§ Exercise
Using the listing below, give again exactly the lines from the line with "Reproduce this chart with Chart.js." to the line with "const ticksY = [30000, 36500, 43000, 49500, 56000];", inclusive, without the pictures.

§ The data
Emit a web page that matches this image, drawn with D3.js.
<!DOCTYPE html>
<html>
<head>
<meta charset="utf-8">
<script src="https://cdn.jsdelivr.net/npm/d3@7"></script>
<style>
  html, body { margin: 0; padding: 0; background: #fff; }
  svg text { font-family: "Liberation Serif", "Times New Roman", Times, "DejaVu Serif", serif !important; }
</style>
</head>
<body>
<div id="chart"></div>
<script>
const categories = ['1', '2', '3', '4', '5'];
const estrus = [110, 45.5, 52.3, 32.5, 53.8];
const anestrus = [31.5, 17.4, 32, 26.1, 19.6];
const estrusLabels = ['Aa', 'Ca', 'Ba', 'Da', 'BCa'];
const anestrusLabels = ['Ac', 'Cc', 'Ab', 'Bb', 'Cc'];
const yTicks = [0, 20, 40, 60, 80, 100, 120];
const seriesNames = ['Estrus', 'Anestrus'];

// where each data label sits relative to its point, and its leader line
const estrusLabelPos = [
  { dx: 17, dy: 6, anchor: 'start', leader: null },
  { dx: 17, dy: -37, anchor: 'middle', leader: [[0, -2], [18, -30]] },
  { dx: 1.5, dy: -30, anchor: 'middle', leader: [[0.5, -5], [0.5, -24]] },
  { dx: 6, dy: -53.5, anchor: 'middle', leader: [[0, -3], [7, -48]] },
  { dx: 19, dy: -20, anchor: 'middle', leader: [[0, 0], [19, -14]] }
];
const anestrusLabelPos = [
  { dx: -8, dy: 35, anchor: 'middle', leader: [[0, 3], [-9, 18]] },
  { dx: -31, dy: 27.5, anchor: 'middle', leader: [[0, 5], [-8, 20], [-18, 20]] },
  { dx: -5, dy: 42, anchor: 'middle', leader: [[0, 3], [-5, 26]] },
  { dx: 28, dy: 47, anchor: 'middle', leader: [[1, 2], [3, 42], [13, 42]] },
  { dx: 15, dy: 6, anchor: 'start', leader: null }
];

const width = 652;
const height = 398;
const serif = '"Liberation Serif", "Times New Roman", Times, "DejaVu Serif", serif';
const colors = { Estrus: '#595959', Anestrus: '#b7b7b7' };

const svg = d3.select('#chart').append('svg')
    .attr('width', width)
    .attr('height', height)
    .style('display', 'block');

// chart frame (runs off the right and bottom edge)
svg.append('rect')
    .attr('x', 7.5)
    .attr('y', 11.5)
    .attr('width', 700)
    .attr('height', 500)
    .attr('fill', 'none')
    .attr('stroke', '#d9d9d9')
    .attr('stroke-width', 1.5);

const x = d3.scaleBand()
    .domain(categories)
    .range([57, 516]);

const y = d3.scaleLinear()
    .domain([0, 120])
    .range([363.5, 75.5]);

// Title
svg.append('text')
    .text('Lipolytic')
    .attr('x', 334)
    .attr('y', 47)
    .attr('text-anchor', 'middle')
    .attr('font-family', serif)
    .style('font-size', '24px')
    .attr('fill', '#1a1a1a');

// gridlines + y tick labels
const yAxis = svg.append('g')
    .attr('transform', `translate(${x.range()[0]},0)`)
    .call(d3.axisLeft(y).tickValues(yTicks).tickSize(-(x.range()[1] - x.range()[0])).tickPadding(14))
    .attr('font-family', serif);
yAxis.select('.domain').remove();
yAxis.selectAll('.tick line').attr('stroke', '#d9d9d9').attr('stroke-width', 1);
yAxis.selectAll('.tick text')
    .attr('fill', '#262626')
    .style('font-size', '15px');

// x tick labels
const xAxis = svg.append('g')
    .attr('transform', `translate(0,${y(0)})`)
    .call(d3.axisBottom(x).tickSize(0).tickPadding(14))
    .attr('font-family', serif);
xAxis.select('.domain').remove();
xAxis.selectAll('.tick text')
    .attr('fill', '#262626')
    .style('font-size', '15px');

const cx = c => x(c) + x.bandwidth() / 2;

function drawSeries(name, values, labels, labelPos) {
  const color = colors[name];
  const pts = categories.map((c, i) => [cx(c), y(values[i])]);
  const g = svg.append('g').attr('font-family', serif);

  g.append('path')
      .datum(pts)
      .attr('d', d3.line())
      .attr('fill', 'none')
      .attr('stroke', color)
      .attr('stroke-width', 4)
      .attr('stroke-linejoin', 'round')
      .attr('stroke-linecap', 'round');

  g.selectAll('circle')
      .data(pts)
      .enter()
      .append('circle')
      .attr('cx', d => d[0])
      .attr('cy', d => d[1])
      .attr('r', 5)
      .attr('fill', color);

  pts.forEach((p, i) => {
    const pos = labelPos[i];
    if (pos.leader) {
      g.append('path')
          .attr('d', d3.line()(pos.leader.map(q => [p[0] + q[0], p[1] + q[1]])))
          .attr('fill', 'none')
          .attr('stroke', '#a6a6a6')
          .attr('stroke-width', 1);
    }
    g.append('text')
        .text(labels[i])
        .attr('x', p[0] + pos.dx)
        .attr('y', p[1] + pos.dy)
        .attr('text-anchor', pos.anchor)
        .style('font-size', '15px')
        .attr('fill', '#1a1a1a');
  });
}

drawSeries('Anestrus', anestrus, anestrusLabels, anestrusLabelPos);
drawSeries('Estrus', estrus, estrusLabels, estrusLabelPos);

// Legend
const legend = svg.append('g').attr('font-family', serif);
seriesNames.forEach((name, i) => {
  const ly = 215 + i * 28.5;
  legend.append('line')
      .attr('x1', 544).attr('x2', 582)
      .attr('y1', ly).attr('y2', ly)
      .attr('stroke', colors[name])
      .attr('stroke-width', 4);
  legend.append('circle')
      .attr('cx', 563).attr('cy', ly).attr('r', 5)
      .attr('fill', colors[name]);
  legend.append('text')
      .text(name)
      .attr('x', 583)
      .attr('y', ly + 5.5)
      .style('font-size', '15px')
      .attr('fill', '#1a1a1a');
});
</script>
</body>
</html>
...
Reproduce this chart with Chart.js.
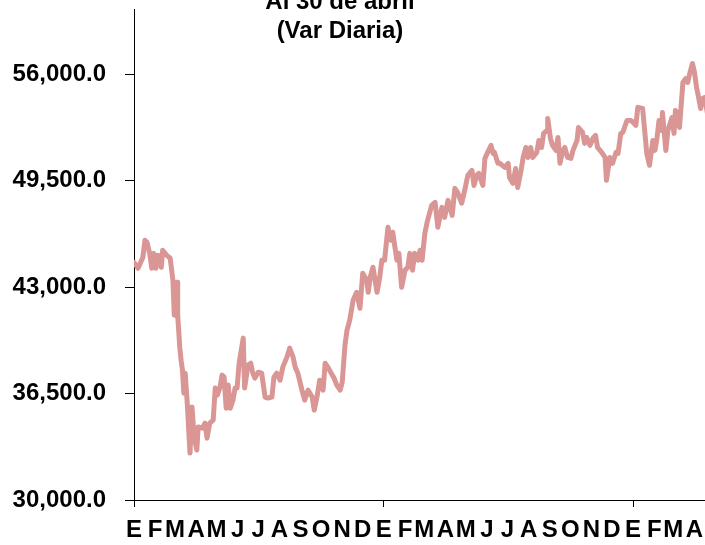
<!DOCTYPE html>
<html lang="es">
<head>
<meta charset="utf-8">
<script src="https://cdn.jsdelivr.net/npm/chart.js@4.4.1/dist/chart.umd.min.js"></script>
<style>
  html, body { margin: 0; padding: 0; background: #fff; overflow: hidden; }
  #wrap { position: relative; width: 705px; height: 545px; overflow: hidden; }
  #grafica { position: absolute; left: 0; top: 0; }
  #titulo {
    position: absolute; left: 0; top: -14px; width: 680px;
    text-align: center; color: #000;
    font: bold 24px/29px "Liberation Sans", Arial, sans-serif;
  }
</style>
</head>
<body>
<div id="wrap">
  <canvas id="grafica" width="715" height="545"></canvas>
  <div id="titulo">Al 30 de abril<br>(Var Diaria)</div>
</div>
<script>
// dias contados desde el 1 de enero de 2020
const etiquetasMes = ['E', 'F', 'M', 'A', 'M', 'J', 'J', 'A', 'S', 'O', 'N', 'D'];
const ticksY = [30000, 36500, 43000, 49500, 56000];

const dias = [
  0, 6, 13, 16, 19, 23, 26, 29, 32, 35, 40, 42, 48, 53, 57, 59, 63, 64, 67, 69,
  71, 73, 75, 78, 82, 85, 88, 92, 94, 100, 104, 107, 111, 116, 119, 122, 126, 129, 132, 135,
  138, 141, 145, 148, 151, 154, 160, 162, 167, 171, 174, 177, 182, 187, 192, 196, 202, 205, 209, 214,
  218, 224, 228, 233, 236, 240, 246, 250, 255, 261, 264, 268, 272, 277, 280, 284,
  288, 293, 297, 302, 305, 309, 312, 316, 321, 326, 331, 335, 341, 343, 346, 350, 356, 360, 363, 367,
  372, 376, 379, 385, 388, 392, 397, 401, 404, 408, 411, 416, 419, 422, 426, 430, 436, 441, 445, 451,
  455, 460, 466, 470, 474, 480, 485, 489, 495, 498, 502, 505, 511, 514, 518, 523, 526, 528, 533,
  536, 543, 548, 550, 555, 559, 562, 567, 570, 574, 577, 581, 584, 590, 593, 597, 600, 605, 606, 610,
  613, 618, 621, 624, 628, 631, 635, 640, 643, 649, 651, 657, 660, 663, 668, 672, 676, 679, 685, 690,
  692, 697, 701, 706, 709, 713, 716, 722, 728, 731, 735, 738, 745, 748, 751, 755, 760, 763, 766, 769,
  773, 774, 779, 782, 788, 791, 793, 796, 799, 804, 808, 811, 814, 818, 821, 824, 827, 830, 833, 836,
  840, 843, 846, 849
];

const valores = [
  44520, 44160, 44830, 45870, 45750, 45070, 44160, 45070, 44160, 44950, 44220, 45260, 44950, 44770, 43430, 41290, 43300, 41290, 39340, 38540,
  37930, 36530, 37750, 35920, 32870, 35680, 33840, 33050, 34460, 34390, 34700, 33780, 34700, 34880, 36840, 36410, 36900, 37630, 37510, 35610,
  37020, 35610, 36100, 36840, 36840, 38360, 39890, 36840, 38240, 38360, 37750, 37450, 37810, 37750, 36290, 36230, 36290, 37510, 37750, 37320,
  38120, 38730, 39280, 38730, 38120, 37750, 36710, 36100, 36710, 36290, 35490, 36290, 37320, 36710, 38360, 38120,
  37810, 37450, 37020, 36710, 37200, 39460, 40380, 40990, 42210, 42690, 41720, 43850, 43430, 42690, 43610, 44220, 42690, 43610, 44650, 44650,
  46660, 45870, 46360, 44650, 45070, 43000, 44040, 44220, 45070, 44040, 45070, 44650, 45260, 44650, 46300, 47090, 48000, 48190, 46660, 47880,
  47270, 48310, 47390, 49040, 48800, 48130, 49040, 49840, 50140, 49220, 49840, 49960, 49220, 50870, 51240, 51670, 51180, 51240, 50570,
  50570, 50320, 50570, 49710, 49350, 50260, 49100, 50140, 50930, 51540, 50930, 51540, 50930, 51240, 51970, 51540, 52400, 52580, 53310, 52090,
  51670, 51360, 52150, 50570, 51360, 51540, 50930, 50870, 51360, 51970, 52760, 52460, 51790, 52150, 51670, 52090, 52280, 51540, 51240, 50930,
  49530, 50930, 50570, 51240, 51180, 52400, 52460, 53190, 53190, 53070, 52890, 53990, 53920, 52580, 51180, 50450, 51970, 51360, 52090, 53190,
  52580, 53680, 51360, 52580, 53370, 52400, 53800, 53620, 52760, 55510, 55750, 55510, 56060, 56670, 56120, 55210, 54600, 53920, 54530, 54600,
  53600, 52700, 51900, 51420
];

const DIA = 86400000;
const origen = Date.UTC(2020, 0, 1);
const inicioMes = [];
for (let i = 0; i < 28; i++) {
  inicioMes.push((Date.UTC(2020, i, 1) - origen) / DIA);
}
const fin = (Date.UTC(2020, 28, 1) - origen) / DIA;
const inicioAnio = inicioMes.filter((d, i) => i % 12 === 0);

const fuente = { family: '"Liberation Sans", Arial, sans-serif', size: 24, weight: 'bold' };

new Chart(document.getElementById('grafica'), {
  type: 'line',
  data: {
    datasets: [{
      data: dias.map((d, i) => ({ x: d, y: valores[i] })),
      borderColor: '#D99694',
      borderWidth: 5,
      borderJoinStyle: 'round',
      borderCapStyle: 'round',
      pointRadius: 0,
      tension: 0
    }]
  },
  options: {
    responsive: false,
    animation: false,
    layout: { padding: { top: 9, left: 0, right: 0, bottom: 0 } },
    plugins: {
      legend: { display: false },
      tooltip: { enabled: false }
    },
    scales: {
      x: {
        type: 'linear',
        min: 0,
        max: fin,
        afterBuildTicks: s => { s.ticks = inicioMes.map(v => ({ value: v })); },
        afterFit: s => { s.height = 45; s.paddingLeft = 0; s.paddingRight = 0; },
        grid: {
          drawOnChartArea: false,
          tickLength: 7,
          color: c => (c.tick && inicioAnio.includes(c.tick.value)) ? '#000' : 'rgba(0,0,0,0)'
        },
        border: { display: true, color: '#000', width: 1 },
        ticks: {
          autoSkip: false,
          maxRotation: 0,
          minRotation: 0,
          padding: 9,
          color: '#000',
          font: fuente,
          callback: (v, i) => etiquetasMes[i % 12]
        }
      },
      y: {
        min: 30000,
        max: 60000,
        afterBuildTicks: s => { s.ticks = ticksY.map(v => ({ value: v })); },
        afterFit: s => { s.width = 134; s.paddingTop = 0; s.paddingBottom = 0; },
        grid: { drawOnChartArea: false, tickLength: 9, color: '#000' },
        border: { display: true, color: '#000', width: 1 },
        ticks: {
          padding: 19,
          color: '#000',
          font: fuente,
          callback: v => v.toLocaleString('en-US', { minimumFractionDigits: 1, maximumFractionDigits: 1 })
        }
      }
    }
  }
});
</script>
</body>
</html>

§ Expected output
Reproduce this chart with Chart.js.
<!DOCTYPE html>
<html lang="es">
<head>
<meta charset="utf-8">
<script src="https://cdn.jsdelivr.net/npm/chart.js@4.4.1/dist/chart.umd.min.js"></script>
<style>
  html, body { margin: 0; padding: 0; background: #fff; overflow: hidden; }
  #wrap { position: relative; width: 705px; height: 545px; overflow: hidden; }
  #grafica { position: absolute; left: 0; top: 0; }
  #titulo {
    position: absolute; left: 0; top: -14px; width: 680px;
    text-align: center; color: #000;
    font: bold 24px/29px "Liberation Sans", Arial, sans-serif;
  }
</style>
</head>
<body>
<div id="wrap">
  <canvas id="grafica" width="715" height="545"></canvas>
  <div id="titulo">Al 30 de abril<br>(Var Diaria)</div>
</div>
<script>
// dias contados desde el 1 de enero de 2020
const etiquetasMes = ['E', 'F', 'M', 'A', 'M', 'J', 'J', 'A', 'S', 'O', 'N', 'D'];
const ticksY = [30000, 36500, 43000, 49500, 56000];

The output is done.